The idea that the Democrats are trying to steal the election after Bush’s loss of the popular vote is absurd to begin with. But the Republicans’ assertions regarding the Florida vote are nearly as absurd. They must attempt, for instance, to convince voters nationwide that the ultraconservative Pat Buchanan truly had more support in Palm Beach County, where he did not even campaign, than in all of Florida’s other counties combined. An objective observer would reject their claims, and look skeptically on the final vote tally, regardless of who is ultimately declared the winner. Only a conservative in the broader sense, one lacking imagination, will continue to support the electoral-college system in an era where the principles of democracy are spreading, in the historical context, with astounding speed.

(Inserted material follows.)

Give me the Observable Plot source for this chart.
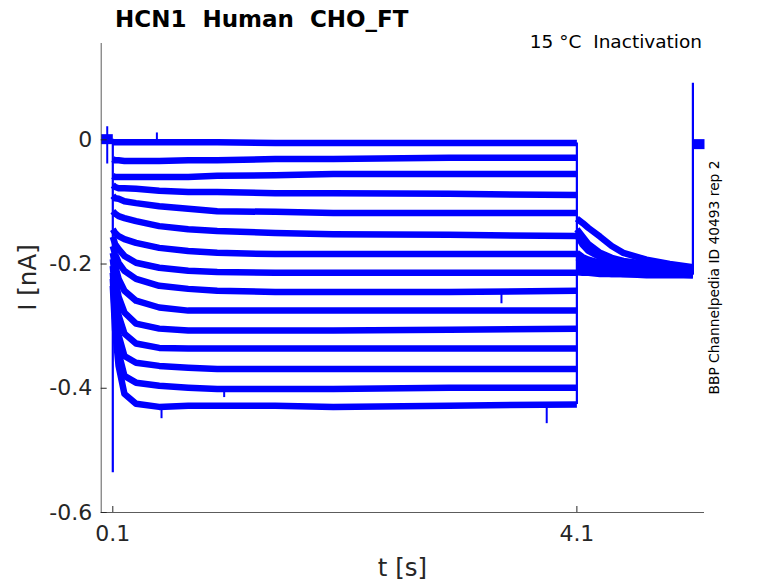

It is not so much that democracy is a good thing. Justice is a good thing, and democracy only good when it leads to justice, or invests citizens in the active pursuit of justice. But the world is at that stage in its political evolution where democracy is equated with liberalism; and if we are to trust in the will of the populace, we will certainly have to learn how to gauge it. A decade ago the US and its conservative and unimaginative citizens attempted to impose their form of democracy on the many new democracies emerging from Stalinist or militarist rule around the world, and whether this more represented arrogant eagerness or defensive anxiousness I am not completely certain. This has left many of the new democracies crippled with governments that are divided not once or even twice but three or four times. Our own system gives us school boards, city councils, county commissions, local and city and county magistrates (including mayors and sheriffs and judges), two provincial chambers, several provincial magistrates (including governors and judges), the federal house, the federal senate, and the great tribune of the people, all independently elected and vying for power. At the federal level, we have a house elected geographically and thus denying a large fraction, up to half, of the district electorates representation at even the lowest level; a senate whose members are given equal voice regardless of the size of their constituencies; a supreme court appointed for life; and an executive branch headed by a president chosen not by direct popular vote, but by a byzantine formula which, we are forced to acknowledge now, is a deliberate thwart to the will of the electorate.

And if we amend the constitution any time soon, it will be to prohibit burning cloth of a particular design. Aren’t we marvelous.